*PROMPT*. From the records below, please print only the lines from the one containing "Emit a Python" through the one containing "import plotly.graph_objects as go", both included. Skip the pictures.

*RECORDS FOR PROCESSING*.
══════════════════════════════
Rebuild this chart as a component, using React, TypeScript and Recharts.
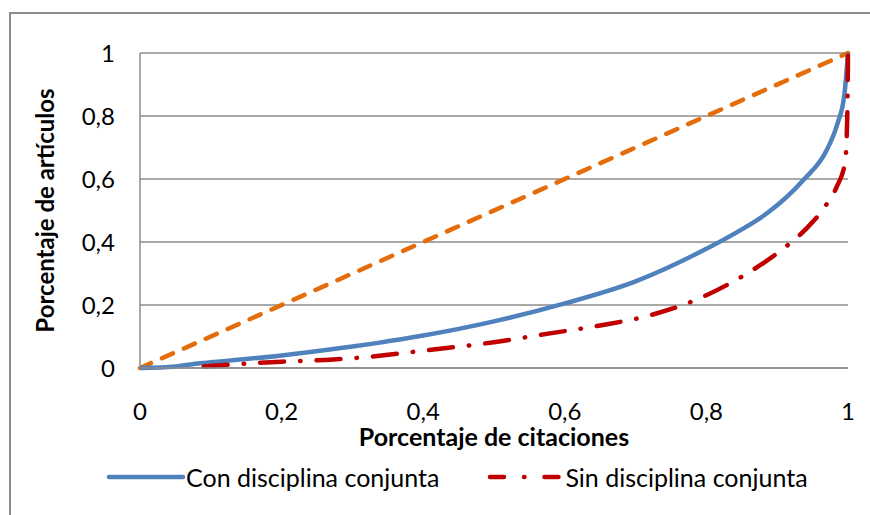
══════════════════════════════
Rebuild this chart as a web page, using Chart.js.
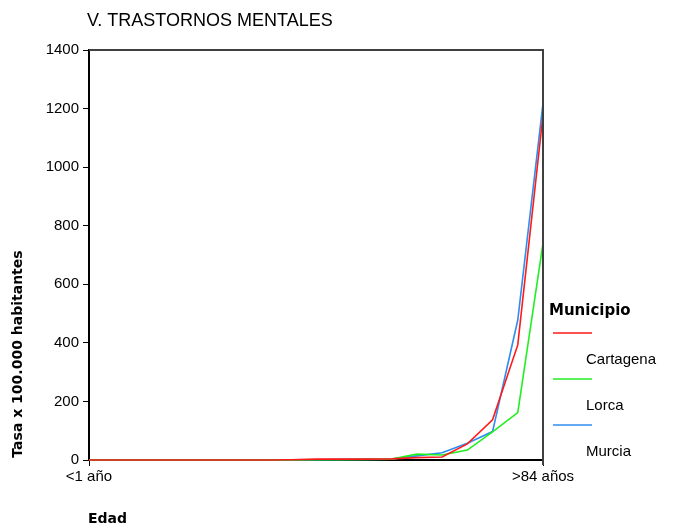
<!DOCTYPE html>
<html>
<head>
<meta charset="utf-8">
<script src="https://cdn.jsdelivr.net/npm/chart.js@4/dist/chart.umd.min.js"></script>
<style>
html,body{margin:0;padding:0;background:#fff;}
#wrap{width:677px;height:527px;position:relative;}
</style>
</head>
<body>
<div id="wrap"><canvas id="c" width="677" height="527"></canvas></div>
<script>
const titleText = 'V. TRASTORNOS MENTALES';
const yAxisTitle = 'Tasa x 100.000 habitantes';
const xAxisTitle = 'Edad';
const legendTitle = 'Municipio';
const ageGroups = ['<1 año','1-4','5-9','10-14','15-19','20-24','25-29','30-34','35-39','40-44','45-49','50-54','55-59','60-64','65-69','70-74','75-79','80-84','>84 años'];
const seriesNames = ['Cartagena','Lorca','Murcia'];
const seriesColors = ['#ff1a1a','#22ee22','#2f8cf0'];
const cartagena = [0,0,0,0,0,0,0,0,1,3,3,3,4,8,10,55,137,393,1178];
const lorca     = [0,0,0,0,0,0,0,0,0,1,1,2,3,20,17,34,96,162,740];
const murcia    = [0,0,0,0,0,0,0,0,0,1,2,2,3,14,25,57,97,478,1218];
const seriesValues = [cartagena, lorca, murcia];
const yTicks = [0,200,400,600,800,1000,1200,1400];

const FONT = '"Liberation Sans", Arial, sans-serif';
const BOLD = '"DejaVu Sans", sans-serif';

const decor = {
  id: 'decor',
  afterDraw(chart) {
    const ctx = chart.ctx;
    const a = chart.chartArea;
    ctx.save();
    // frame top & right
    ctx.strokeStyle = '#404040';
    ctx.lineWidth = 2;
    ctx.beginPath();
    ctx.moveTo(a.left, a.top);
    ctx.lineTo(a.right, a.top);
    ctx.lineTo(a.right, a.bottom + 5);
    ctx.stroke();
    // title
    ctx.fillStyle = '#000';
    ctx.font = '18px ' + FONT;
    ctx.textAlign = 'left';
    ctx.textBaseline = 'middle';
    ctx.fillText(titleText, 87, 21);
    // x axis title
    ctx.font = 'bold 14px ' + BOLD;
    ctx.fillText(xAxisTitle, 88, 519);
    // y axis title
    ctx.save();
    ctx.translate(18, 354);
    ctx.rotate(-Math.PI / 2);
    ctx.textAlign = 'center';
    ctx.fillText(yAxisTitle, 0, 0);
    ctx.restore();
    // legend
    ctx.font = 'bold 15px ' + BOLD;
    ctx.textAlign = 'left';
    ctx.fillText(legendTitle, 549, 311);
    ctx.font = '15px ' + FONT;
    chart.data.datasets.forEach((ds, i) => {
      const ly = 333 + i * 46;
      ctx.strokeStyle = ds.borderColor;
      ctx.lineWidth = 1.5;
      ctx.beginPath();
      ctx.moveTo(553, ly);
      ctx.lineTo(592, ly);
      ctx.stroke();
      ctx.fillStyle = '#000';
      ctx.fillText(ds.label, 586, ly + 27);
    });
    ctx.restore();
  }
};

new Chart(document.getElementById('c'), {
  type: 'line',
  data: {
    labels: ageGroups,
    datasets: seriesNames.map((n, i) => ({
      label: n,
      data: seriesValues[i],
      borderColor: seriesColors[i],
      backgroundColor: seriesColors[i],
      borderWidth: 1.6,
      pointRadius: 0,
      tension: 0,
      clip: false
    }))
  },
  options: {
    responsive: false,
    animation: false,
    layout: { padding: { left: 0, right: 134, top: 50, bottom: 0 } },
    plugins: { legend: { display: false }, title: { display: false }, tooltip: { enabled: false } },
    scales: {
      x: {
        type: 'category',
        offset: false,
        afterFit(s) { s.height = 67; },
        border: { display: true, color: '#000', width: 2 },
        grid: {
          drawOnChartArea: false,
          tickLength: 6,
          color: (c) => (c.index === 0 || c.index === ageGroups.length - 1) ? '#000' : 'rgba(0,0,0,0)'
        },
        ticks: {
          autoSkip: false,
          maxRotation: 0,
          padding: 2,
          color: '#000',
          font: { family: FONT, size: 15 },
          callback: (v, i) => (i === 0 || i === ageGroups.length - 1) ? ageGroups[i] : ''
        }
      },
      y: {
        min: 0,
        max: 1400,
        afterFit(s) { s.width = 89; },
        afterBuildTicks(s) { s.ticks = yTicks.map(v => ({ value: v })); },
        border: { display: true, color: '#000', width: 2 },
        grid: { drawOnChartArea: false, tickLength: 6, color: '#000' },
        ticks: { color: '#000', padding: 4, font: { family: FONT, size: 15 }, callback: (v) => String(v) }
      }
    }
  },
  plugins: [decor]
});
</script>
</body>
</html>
══════════════════════════════
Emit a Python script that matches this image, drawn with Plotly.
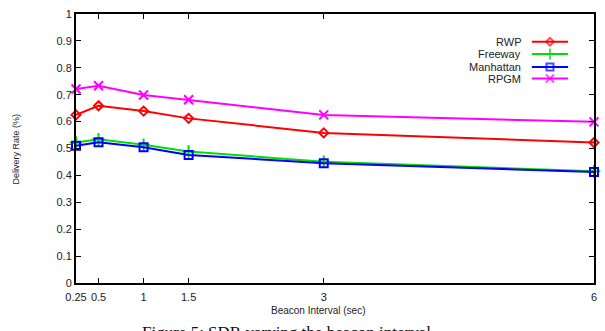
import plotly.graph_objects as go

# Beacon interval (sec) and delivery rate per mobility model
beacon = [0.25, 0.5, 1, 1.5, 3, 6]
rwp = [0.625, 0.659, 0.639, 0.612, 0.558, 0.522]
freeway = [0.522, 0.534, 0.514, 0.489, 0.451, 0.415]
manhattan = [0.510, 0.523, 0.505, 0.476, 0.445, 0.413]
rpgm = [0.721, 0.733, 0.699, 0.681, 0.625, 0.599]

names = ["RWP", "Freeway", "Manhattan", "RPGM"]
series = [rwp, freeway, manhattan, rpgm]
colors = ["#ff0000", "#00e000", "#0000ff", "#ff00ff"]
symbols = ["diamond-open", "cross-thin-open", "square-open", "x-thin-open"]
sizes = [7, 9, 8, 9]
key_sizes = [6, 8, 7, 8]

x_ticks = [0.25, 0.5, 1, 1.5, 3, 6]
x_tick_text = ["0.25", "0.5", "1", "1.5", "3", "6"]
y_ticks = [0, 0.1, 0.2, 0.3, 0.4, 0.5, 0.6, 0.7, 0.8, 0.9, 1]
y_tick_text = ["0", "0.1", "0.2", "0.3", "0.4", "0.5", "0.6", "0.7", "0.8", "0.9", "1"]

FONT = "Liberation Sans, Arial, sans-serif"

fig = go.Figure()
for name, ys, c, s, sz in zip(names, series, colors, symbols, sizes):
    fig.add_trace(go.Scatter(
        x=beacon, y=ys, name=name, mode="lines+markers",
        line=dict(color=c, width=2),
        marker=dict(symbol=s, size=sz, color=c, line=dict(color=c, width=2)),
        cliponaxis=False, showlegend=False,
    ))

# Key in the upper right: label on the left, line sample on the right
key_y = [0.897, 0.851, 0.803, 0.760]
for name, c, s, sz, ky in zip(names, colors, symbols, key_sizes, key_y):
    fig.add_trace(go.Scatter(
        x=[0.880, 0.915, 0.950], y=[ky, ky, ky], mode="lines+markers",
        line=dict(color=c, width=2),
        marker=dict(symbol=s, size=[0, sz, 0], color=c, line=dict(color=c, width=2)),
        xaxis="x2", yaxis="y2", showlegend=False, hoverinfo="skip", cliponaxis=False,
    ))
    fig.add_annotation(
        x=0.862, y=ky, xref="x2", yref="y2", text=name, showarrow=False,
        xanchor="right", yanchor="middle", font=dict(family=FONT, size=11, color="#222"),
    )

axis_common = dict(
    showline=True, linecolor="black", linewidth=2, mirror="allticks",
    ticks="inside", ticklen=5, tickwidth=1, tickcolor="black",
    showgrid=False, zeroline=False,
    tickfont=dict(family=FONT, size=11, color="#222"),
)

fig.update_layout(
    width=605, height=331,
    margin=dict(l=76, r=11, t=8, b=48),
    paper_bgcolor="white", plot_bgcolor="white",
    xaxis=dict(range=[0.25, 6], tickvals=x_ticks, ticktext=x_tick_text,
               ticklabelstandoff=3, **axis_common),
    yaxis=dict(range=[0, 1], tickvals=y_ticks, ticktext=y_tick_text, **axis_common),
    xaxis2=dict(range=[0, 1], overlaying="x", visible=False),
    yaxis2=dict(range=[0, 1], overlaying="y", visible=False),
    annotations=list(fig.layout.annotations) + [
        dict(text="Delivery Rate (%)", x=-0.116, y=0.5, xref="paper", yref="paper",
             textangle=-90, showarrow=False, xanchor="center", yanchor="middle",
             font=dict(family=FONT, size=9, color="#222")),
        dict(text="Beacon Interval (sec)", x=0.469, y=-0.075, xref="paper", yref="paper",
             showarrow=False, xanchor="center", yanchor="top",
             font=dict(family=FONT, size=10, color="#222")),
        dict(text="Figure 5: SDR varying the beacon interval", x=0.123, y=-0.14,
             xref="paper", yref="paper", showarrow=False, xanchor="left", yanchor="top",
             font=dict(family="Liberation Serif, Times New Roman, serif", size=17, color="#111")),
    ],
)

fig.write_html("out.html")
══════════════════════════════
*FINISHED TASK*.
Emit a Python script that matches this image, drawn with Plotly.
import plotly.graph_objects as go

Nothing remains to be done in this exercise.